Cuando Paul Schrader, en la primera mitad de los años 80, se propuso rodar una película biográfica sobre Yukio Mishima –autor también, entre otros títulos, de las novelas Vestidos de noche y La escuela de la carne, y del ensayo La ética del samurái en el Japón moderno-, escogió tres novelas: El pabellón de oro, El color prohibido y Caballos desbocados. Su viuda vetó El color prohibido, seguramente por el tratamiento tan personal y franco de la homosexualidad en ella, y Schrader la sustituyó entonces por La casa de Kyoko, novela que Mishima publicó en el año 1959, y que había recibido valoraciones muy dispares: desde la de ser su primer gran fracaso, hasta constituir un fresco generacional del Japón del inicio del boom económico. Sin embargo, cualquiera que vea la película de Schrader, Mishima: una vida en cuatro capítulos, y que lea el libro, estará de acuerdo en que gran parte de ese ambiente ambiguo, denso e incluso agobiante que rezuma el film viene de esta novela muchas veces olvidada.
La casa de Kyoko no estaba traducida al español hasta ahora. Es una novela extensa, de más de quinientas páginas, que narra la iniciación a la vida de cuatro jóvenes en los que algunos han visto proyecciones del mismo Mishima. Como ocurre en casi todas las novelas de este autor, su lectura es rápida, ligera, aunque deja huella. Es escritura de cincel fácil. La figura central, que da título a la novela, es Kyoko, una mujer joven separada, que vive con una hija de nueve años, Masako. La suya es una casa abierta, y en ella se reúnen cuatro jóvenes con inquietudes muy diferentes, pero unidos por un desconcierto profundo, lírico y contradictorio con respecto a la vida: el pintor místico Natsuo, Osamu que es actor y culturista, el boxeador Shunkichi y Seichiro, practicante de la ascesis de los negocios y la aparente vida burguesa acomodada gracias a un matrimonio ventajoso.
Hay en todos ellos pinceladas del Mishima que acabó suicidándose en un acto público desesperado e histriónico. Está el estoicismo zen y samurái, el culto al cuerpo como intento de domeñar una mente siempre a la fuga, el sensualismo desbocado y profundamente perturbador, la belleza del suicidio como colofón a una vida secretamente heroica, la ambigüedad sexual y la enorme admiración a la sinceridad y a la coherencia.
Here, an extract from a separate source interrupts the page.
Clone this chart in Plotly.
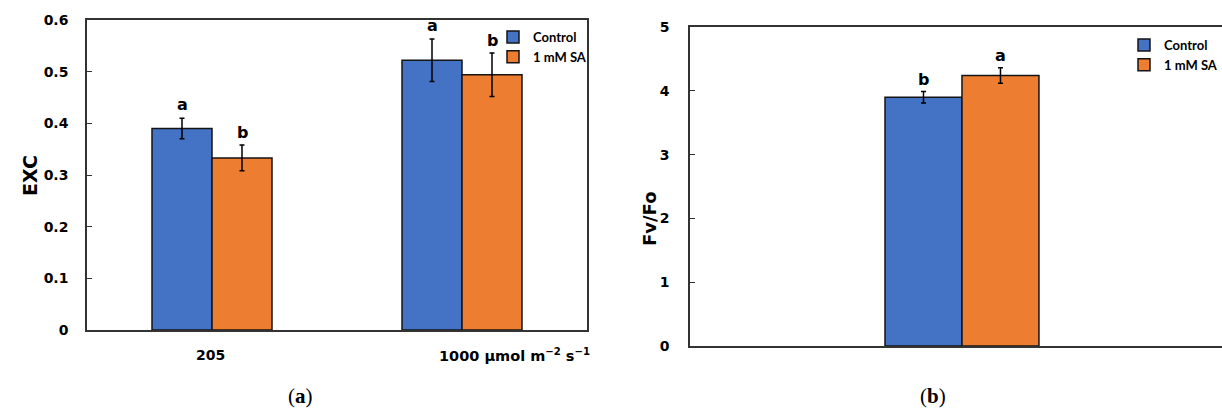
import plotly.graph_objects as go

# ---- data ----
cats_a = ["205", "1000"]
exc_control = [0.390, 0.522]
exc_control_err = [0.020, 0.041]
exc_sa = [0.333, 0.494]
exc_sa_err = [0.025, 0.042]
letters_control_a = ["a", "a"]
letters_sa_a = ["b", "b"]

cats_b = ["Fv/Fo"]
fvfo_control = [3.90]
fvfo_control_err = [0.09]
fvfo_sa = [4.24]
fvfo_sa_err = [0.12]
letters_control_b = ["b"]
letters_sa_b = ["a"]

series_names = ["Control", "1 mM SA"]
BLUE = "#4472C4"
ORANGE = "#ED7D31"
FONT = "Lato"
TICKFONT = "DejaVu Sans"

W, H = 1222, 410
BW_A = 0.24    # bar width in panel (a), category units
BW_B = 0.1415  # bar width in panel (b), category units

pos_a = list(range(len(cats_a)))
pos_b = list(range(len(cats_b)))

fig = go.Figure()

def bar(x, y, err, name, color, xa, ya, legend, width, offset):
    return go.Bar(
        x=x, y=y, name=name, xaxis=xa, yaxis=ya, legend=legend,
        width=width, offset=offset,
        marker=dict(color=color, line=dict(color="#141414", width=1.5)),
        error_y=dict(type="data", array=err, color="black", thickness=1.5, width=2.5),
    )

fig.add_trace(bar(pos_a, exc_control, exc_control_err, series_names[0], BLUE, "x", "y", "legend", BW_A, -BW_A))
fig.add_trace(bar(pos_a, exc_sa, exc_sa_err, series_names[1], ORANGE, "x", "y", "legend", BW_A, 0))
fig.add_trace(bar(pos_b, fvfo_control, fvfo_control_err, series_names[0], BLUE, "x2", "y2", "legend2", BW_B, -BW_B))
fig.add_trace(bar(pos_b, fvfo_sa, fvfo_sa_err, series_names[1], ORANGE, "x2", "y2", "legend2", BW_B, 0))

ann = []
letter_font = dict(family=TICKFONT, size=16, color="black", weight="bold")
for i, p in enumerate(pos_a):
    ann.append(dict(x=p - BW_A / 2, y=exc_control[i] + exc_control_err[i], xref="x", yref="y",
                    text=letters_control_a[i], showarrow=False, yshift=14,
                    xanchor="center", yanchor="middle", font=letter_font))
    ann.append(dict(x=p + BW_A / 2, y=exc_sa[i] + exc_sa_err[i], xref="x", yref="y",
                    text=letters_sa_a[i], showarrow=False, yshift=13,
                    xanchor="center", yanchor="middle", font=letter_font))
for i, p in enumerate(pos_b):
    ann.append(dict(x=p - BW_B / 2, y=fvfo_control[i] + fvfo_control_err[i], xref="x2", yref="y2",
                    text=letters_control_b[i], showarrow=False, yshift=12,
                    xanchor="center", yanchor="middle", font=letter_font))
    ann.append(dict(x=p + BW_B / 2, y=fvfo_sa[i] + fvfo_sa_err[i], xref="x2", yref="y2",
                    text=letters_sa_b[i], showarrow=False, yshift=12,
                    xanchor="center", yanchor="middle", font=letter_font))

tick_font = dict(family=TICKFONT, size=14, color="black", weight="bold")
xlab_y = 1 - 355 / H
ann.append(dict(x=pos_a[0], y=xlab_y, xref="x", yref="paper", xanchor="center", yanchor="middle",
                xshift=-2, text=cats_a[0], showarrow=False, font=tick_font))
ann.append(dict(x=pos_a[1], y=xlab_y, xref="x", yref="paper", xanchor="left", xshift=-25,
                yanchor="middle", text=cats_a[1] + " µmol m<sup>−2</sup> s<sup>−1</sup>",
                showarrow=False, font=dict(family=TICKFONT, size=14.5, color="black", weight="bold")))

# axis titles
ann.append(dict(x=30 / W, y=1 - 175 / H, xref="paper", yref="paper", text="EXC",
                textangle=-90, showarrow=False, xanchor="center", yanchor="middle",
                font=dict(family=TICKFONT, size=19, color="black", weight="bold")))
ann.append(dict(x=649 / W, y=1 - 218 / H, xref="paper", yref="paper", text="Fv/Fo",
                textangle=-90, showarrow=False, xanchor="center", yanchor="middle",
                font=dict(family=TICKFONT, size=18, color="black", weight="bold")))
# panel labels
ann.append(dict(x=300 / W, y=1 - 396 / H, xref="paper", yref="paper", xanchor="center",
                yanchor="middle", text="(<b>a</b>)", showarrow=False,
                font=dict(family="Liberation Serif", size=21, color="black")))
ann.append(dict(x=933 / W, y=1 - 396 / H, xref="paper", yref="paper", xanchor="center",
                yanchor="middle", text="(<b>b</b>)", showarrow=False,
                font=dict(family="Liberation Serif", size=21, color="black")))

axis_line = dict(showline=True, linecolor="#333333", linewidth=1.5, showgrid=False, zeroline=False)
leg_font = dict(family=FONT, size=13, color="black", weight="bold")

fig.update_layout(
    width=W, height=H,
    margin=dict(l=0, r=0, t=0, b=0, autoexpand=False),
    paper_bgcolor="white", plot_bgcolor="white",
    barmode="overlay",
    xaxis=dict(domain=[87 / W, 587 / W], anchor="y", range=[-0.5, 1.5], showticklabels=False,
               ticks="", mirror=True, **axis_line),
    yaxis=dict(domain=[1 - 330 / H, 1 - 20 / H], anchor="x", range=[0, 0.6],
               tickvals=[0, 0.1, 0.2, 0.3, 0.4, 0.5, 0.6],
               ticktext=["0", "0.1", "0.2", "0.3", "0.4", "0.5", "0.6"],
               ticks="inside", ticklen=5, tickcolor="#333333", tickwidth=1,
               ticklabelstandoff=14, tickfont=tick_font, mirror=True, **axis_line),
    xaxis2=dict(domain=[690 / W, 1.0], anchor="y2", showticklabels=False, ticks="",
                range=[-0.5, 0.478], mirror=True, **axis_line),
    yaxis2=dict(domain=[1 - 346 / H, 1 - 27 / H], anchor="x2", range=[0, 5],
                tickvals=[0, 1, 2, 3, 4, 5],
                ticks="inside", ticklen=5, tickcolor="#333333", tickwidth=1,
                ticklabelstandoff=16, tickfont=tick_font,
                mirror=False, **axis_line),
    annotations=ann,
    legend=dict(x=493 / W, y=1 - 22 / H, xanchor="left", yanchor="top",
                font=leg_font, itemwidth=30, tracegroupgap=0, bgcolor="rgba(0,0,0,0)"),
    legend2=dict(x=1124 / W, y=1 - 30 / H, xanchor="left", yanchor="top",
                 font=leg_font, itemwidth=30, tracegroupgap=0, bgcolor="rgba(0,0,0,0)"),
    showlegend=True,
)

fig.write_html("out.html", config={"displayModeBar": False})
with open("out.html", encoding="utf-8") as f:
    html = f.read()
html = html.replace("<head>", "<head><style>html,body{margin:0;padding:0;overflow:hidden;}</style>", 1)
with open("out.html", "w", encoding="utf-8") as f:
    f.write(html)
Esta unión de vida y obra que se da en Mishima es por lo demás extraordinaria, como si el joven novelista tuviera ya en su cabeza las semillas de lo que sería su final, y cada acto físico y cada producto de su mente compusieran una flor póstuma, regalada al destino.
Es sumamente interesante leerlo con la mente en otras obras iniciáticas como Camino de perfección de Baroja o El guardián entre el centeno de Salinger, tan diferentes, pero tan similares en un fondo oscuro que acoge la desafección juvenil con el mundo, y la contradicción íntima como estado vital. Kyoko, la eterna anfitriona, huye del olor de los perros que rodean al padre de su hija. Ese olor es una desviación más, una condena al sufrimiento impuesta por el otro y por uno mismo. Osamu, el actor culturista necesita sentir dolor y la idea de la muerte estimula su fantasía. Shunkichi se entrega al final a una sociedad política similar a la que creó el propio Mishima, la Sociedad del Escudo, que pretendía reinstaurar el régimen imperial anterior a la Segunda Guerra Mundial.
En cada personaje, la autodestrucción es una forma de redención, a la vez terrible y bella. El martirio es siempre sublime, idea que acerca Mishima al imprevisible Buñuel. El libro está trufado de citas y pensamientos hirientes como cuchillos de cristal. Terminaremos con uno de ellos: “Por regla general, las personas que no eran amadas tenían razones en perseverar en seguir sin ser amadas. La razón era escapar lo más lejos posible del motivo por el cual no eran amadas.” Así terminan los cuatro protagonistas y la propia Kyoko, escapando lo más lejos posible del motivo por el cual no son amados, escapando, en definitiva, de ellos mismos.